Chief Justice of India Dhananjaya Y Chandrachud, along with Justices JB Pardiwala and Manoj Misra, highlighted the complexities of Section 58 of the Indian Succession Act, 1925, which excludes Muslims from its application. They issued notices to the Centre and the Kerala government in response to a petition arguing that Muslims should have the option to be governed by the Indian Succession Act instead of Muslim Personal Law, especially those who renounce their faith.

The petitioner, Safiya PM, a resident of Kerala and the president of an organization for former Muslims, argues that rather than being subject to Muslim Personal Law for inheritance purposes, she should be regulated by the 1925 Act.

Responding to the petition, CJI Chandrachud referred to the complexities introduced by Section 58 of the Indian Succession Act, which explicitly excludes Muslims, and Section 3 of the Shariat Act, which requires a specific declaration to opt-out.This creates a scenario where people such as Safiya find themselves in a legal gray area because they are governed by a legal framework that conflicts with their personal beliefs.

Under the current system, people born as Muslims who later renounce their faith or become non-believers are still governed by Shariat law unless they formally declare they want to opt out, according to Section 3 of the Shariat Act. However, even if they opt out, Section 58 of the Indian Succession Act prevents them from using the general inheritance laws. There is another petition challenging Section 58 of the Indian Succession Act that is also pending before the Supreme Court. This case could set a precedent regarding how religious law applies to those who have consciously distanced themselves from the faith they were born into, raising fundamental questions about freedom and balancing the principles of equality and freedom of belief with existing legal frameworks.

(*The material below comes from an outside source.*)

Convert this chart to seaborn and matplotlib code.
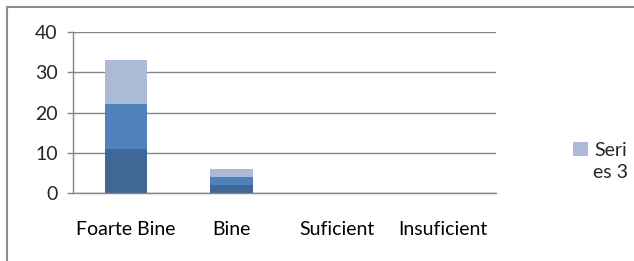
import matplotlib
matplotlib.use("Agg")
import matplotlib.pyplot as plt
from matplotlib.patches import Patch, Rectangle
import seaborn as sns
import numpy as np

categories = ["Foarte Bine", "Bine", "Suficient", "Insuficient"]
series1 = [11, 2, 0, 0]
series2 = [11, 2, 0, 0]
series3 = [11, 2, 0, 0]
legend_label = "Seri"
legend_wrap = "es 3"

dark = "#3F6897"
mid = "#4F81BD"
light = "#AABAD7"
grey = "#868686"

sns.set_style("white")
plt.rcParams['font.family'] = ['Lato', 'DejaVu Sans']
fs = 14

fig = plt.figure(figsize=(6.34, 2.61), dpi=100)
ax = fig.add_axes([73/634, 68/261, (496-73)/634, (193-32)/261])

b1 = np.array(series1)
b2 = b1 + np.array(series2)
kw = dict(width=0.4, saturation=1, linewidth=0, ax=ax)
sns.barplot(x=categories, y=series1, color=dark, **kw)
sns.barplot(x=categories, y=series2, bottom=b1, color=mid, **kw)
sns.barplot(x=categories, y=series3, bottom=b2, color=light, **kw)

ax.set_ylim(0, 40)
ax.set_xlim(-0.5, 3.5)
ax.set_yticks([0, 10, 20, 30, 40])
ax.yaxis.grid(True, color=grey, linewidth=1)
ax.set_axisbelow(True)
for s in ["top", "right"]:
    ax.spines[s].set_visible(False)
for s in ["left", "bottom"]:
    ax.spines[s].set_color(grey)
    ax.spines[s].set_linewidth(1)

ax.set_xticks(range(len(categories)))
ax.set_xticklabels(categories)
ax.set_xticks([-0.5, 0.5, 1.5, 2.5, 3.5], minor=True)
ax.tick_params(axis="x", which="major", length=0, pad=20, labelsize=fs, colors="black")
ax.tick_params(axis="x", which="minor", length=4, color=grey, width=1)
ax.tick_params(axis="y", length=4, color=grey, width=1, labelsize=fs, pad=7, left=True)
ax.set_xlabel("")
ax.set_ylabel("")

handles = [Patch(facecolor=light, edgecolor="none")]
ax.legend(handles, [legend_label], loc="center left", bbox_to_anchor=(500/423, (193-150)/161),
          frameon=False, fontsize=fs, handlelength=0.75, handleheight=0.75,
          handletextpad=0.35, borderpad=0, borderaxespad=0)
fig.text(593/634, (261-172)/261, legend_wrap, fontsize=fs, va="center", ha="left")

fig.add_artist(Rectangle((7/634, -0.2), 1.2, (261-7)/261 + 0.2, transform=fig.transFigure,
                         fill=False, edgecolor="#8C8C8C", linewidth=1.5))

fig.savefig("out.png", dpi=100)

 To further understand the context, it’s essential to look at the evolving landscape of inheritance laws in India. Various high courts have interpreted Mohammedan Law differently, with some holding that a Muslim cannot discriminate in distributing their estate among legal heirs without their consent, while others allowing for the bequeathing of up to one-third to third parties.

For instance, a judgment from the Karnataka High Court in Narunnisa vs Shek Abdul Hamid (1987) ruled that if a Mohammedan leaves behind a son and a daughter, and the daughter does not consent to giving 3/4th of the property to the son, she can claim 1/3rd of the property as her share of inheritance.

However, times have changed since these judgments were made, especially in light of recent Supreme Court rulings, such as Prakash and others vs Phulavati and others (2016) and Shayara Bano vs Union of India and others (2017), which invalidated triple talaq.

The court's exploration of Islamic legal texts, such as “The Hedaya – Commentary on the Islamic Laws” and “Mohammedan Law by Syed Ameer Ali,” highlights the need for a contemporary understanding of these laws in the context of modern society.

In addition to these legal matters, scholars and experts have weighed in on the issue. Dr. Salahuddin Sultan, a scholar, writer, and teacher at Jamia Islamia, America, noted that there are situations in Islamic law where women receive an equal or greater share than men. He emphasized that perceptions of inequality stem from a lack of understanding of the responsibilities and duties assigned to men and women in Islamic law.

The Supreme Court's decision on these cases, expected on July 25, could have far-reaching implications for the interpretation of inheritance laws in India. It highlights the ongoing debate around the need for a Uniform Civil Code and the balance between religious laws and constitutional rights.